Jacob has described working closely with Pence before Jan. 6, 2021, to hash out the historical role vice presidents have played in presiding over the counting of Electoral College votes — the final step before inaugurating a new president every four years. That process has been governed since 1887 by an arcane law known as the Electoral Count Act.
Eastman pushed a fringe theory that Pence had the authority to refuse to count votes from states in which Trump allies submitted false sets of “alternate” presidential electors, instead sending the results back to GOP-controlled state legislatures for review. Trump embraced that theory and urged Pence to adopt it as well.

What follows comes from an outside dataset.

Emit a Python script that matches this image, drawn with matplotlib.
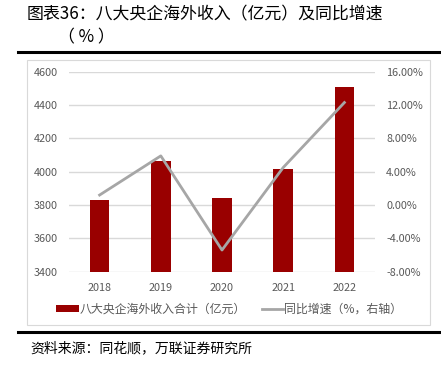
import matplotlib.pyplot as plt
from matplotlib.patches import Rectangle
from matplotlib.lines import Line2D

plt.rcParams['font.family'] = ['Noto Sans CJK SC', 'DejaVu Sans']

# data
years = ['2018', '2019', '2020', '2021', '2022']
revenue = [3830, 4062, 3842, 4016, 4508]      # 亿元
growth = [1.2, 5.9, -5.4, 4.5, 12.3]          # %

left_ticks = [3400, 3600, 3800, 4000, 4200, 4400, 4600]
right_ticks = [-8, -4, 0, 4, 8, 12, 16]

bar_color = '#990000'
line_color = '#a6a6a6'
text_color = '#595959'

fig = plt.figure(figsize=(4.41, 3.66), dpi=100)
W, H = 441, 366

def fx(px):
    return px / W

def fy(py):
    return 1 - py / H

# title
fig.text(fx(27), fy(14), '图表36：八大央企海外收入（亿元）及同比增速', fontsize=12.2,
         va='center', ha='left', color='black', fontweight='light')
fig.text(fx(58), fy(37), '（ % ）', fontsize=12.2, va='center', ha='left',
         color='black', fontweight='light')

# thick rules
fig.add_artist(Line2D([fx(18), 1], [fy(51.5), fy(51.5)], color='black', lw=2.2))
fig.add_artist(Line2D([fx(18), 1], [fy(332), fy(332)], color='black', lw=2.2))

# chart frame
fig.add_artist(Rectangle((fx(27), fy(325)), fx(430) - fx(27), fy(60) - fy(325),
                         fill=False, edgecolor='#d9d9d9', lw=0.8))

ax = fig.add_axes([fx(69), fy(271.7), fx(375) - fx(69), fy(71.7) - fy(271.7)])
x = range(len(years))
ax.bar(x, revenue, width=0.32, color=bar_color, zorder=2)
ax.set_ylim(3400, 4600)
ax.set_xlim(-0.5, len(years) - 0.5)
ax.set_yticks(left_ticks)
ax.set_yticklabels([str(t) for t in left_ticks])
ax.set_xticks(list(x))
ax.set_xticklabels(years)
ax.grid(axis='y', color='#d9d9d9', lw=1.0, zorder=0)
ax.tick_params(length=0, labelsize=7.8, colors=text_color, pad=8)
for s in ax.spines.values():
    s.set_visible(False)

ax2 = ax.twinx()
ax2.plot(list(x), growth, color=line_color, lw=2.0, zorder=3)
ax2.set_ylim(-8, 16)
ax2.set_yticks(right_ticks)
ax2.set_yticklabels([f'{t:.2f}%' for t in right_ticks])
ax2.tick_params(length=0, labelsize=7.8, colors=text_color, pad=8)
for s in ax2.spines.values():
    s.set_visible(False)

# legend
fig.add_artist(Rectangle((fx(56), fy(312)), fx(23), fy(305) - fy(312),
                         facecolor=bar_color, edgecolor='none'))
fig.text(fx(80), fy(309), '八大央企海外收入合计（亿元）', fontsize=8.6,
         color=text_color, va='center', ha='left')
fig.add_artist(Line2D([fx(262), fx(283)], [fy(309), fy(309)], color=line_color, lw=2.0))
fig.text(fx(284), fy(309), '同比增速（%，右轴）', fontsize=8.6,
         color=text_color, va='center', ha='left')

# source
fig.text(fx(30), fy(348), '资料来源：同花顺，万联证券研究所', fontsize=10,
         color='black', va='center', ha='left', style='italic')

fig.savefig('out.png', dpi=100)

But Pence and Jacob ultimately rejected it, noting that it would require breaking several provisions of the 1887 law and result in vesting the power to decide the election in a single individual — one who often has a stake in the outcome.
Jacob was instrumental in preparing Pence for the showdown with Eastman, preparing a memo on Dec. 7, 2020, outlining his initial interpretation of the role of the vice president in counting electoral votes. Over the next month, Pence and Jacob worked closely with the House and Senate parliamentarians and ultimately concluded that Pence did not have the authority that Eastman and Trump claimed.
Jacob also helped Pence revise aspects of the vice presidential script for the Jan. 6 session of Congress that certified Electoral College votes — a session interrupted by the riot — to publicly communicate his decision to adhere to the 1887 law, rejecting the theories pushed by Eastman and then-President Trump.